# Anyone else have problems with their name?



## ironguy321 (Dec 25, 2007)

I go by Jeff but on all my cards it says Jeffrey. When I made my account on NREMT, I put Jeff and ended up gonig through a circus just have it changed to Jeffrey (since all the information on your ATT has to match your other ID's). I made an account on pearsonvue and set a test date and guess what, my account says Jeff (even after putting Jeffrey!). Is the testing center going to be as strict at the  NREMT?


----------



## bstone (Dec 26, 2007)

My name is Bradley, but everyone calls me Brad. But I make sure to keep the "ley" on all applications, licenses, etc.


----------



## ccems644 (Feb 29, 2008)

I have found that using your birth certificate name on all official papers take the headache out of most all your paperwork.


----------



## milhouse (Feb 29, 2008)

my name is william but i do go by will. ive gotten in the habit of just telling every thing that is a professional statis if that makes sense lol, that my name is william i even tell the mechanic shop my name is william and then when it comes to working during the app process i go by william but once i get hired i tell them that i like to be called will. 

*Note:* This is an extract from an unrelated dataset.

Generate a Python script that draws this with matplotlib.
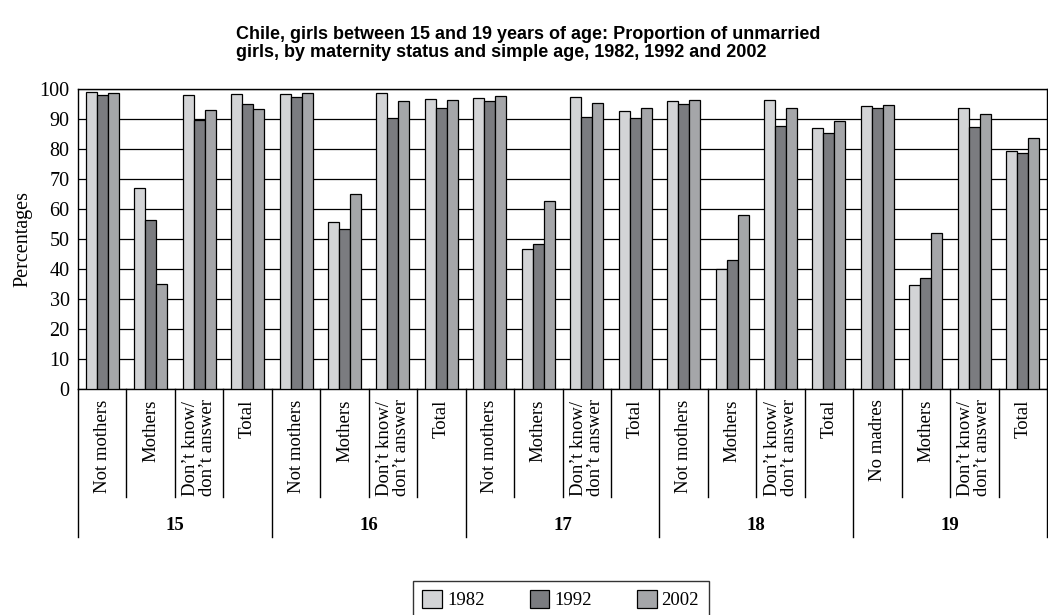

i even find my self telling new friends my name is william lol but then tell them that i like to be called by will. but like everyone else has said its very very important to use your birth name and then down the line tell them you prefer to go by brad or tom or bubba. or what ever you want to be called 

good luck with everything i hope it all goes well with the testing and that you dont have any troubles my advice would be to call the 1800 # for pearson and NREMT and ask them hey what do you have down for my name and then ask them if it matters because they would be able to tell you best or even call the health department they may know as well.

again good luck


----------



## uscgk9 (Mar 3, 2008)

My name is Mark. I go by Mark.....lol. 

Sorry couldn't resist.


----------



## firecoins (Mar 3, 2008)

My name is Brian.  My paycheck says Brain.


----------